Christ is working in us!

To the Philippians, Paul states the same case once again:

"12Wherefore, my beloved, as ye have always obeyed, not as in my presence only, but now much more in my absence, work out your own salvation with fear and trembling. 13For it is God which worketh in you both to will and to do of his good pleasure." (Philippians 2: 12-13)

To the Corinthians, Paul writes:

"10But by the grace of God I am what I am: and his grace which was bestowed upon me was not in vain; but I laboured more abundantly than they all: yet not I, but the grace of God which was with me." (1 Corinthians 15: 10)

To the Galatians, Paul writes:

"20I am crucified with Christ: nevertheless I live; yet not I, but Christ liveth in me: and the life which I now live in the flesh I live by the faith of the Son of God, who loved me, and gave himself for me. 21I do not frustrate the grace of God: for if righteousness come by the law, then Christ is dead in vain." (Galatians 2: 20-21)

AA's God is just a figment of Bill Wilson's narcisstic self-righteousness.
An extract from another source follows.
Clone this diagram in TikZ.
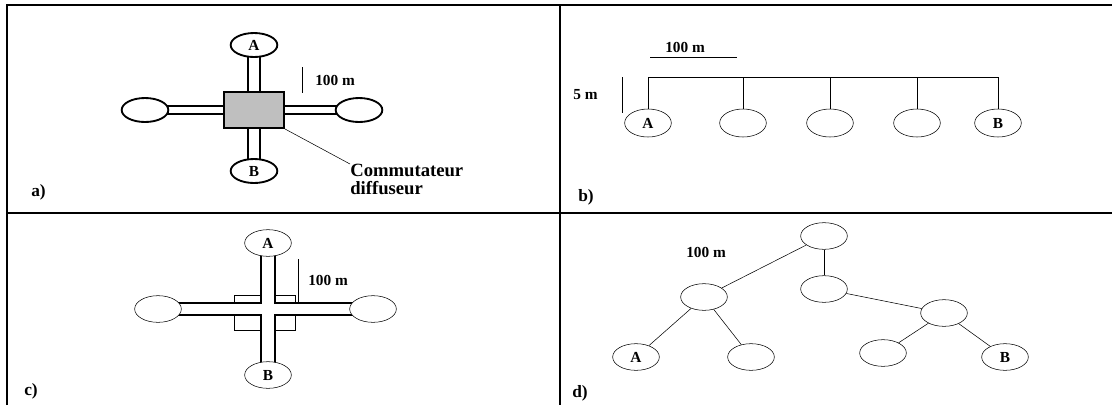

We need more than a  mere hunch or a spiritual brainstorm. We need Wisdom, and Christ gives us this wisdom:

"30But of him are ye in Christ Jesus, who of God is made unto us wisdom, and righteousness, and sanctification, and redemption: 31That, according as it is written, He that glorieth, let him glory in the Lord. (1 Corinthians 1: 30)

The Holy Spirit within us also gives us all knowledge:

"20But ye have an unction from the Holy One, and ye know all things.

Followed by

"27But the anointing which ye have received of him abideth in you, and ye need not that any man teach you: but as the same anointing teacheth you of all things, and is truth, and is no lie, and even as it hath taught you, ye shall abide in him."

As we grow in grace and knowledge of the Lord (2 Peter 3: 18), the peace of Christ will act us an umpire within our hearts (Colossians 3: 15). Because we receive the forgiveness of sins and the new heart and spirit from God the Father, we can trust that whatever he prompts in our hearts to do, it is in line with God's will.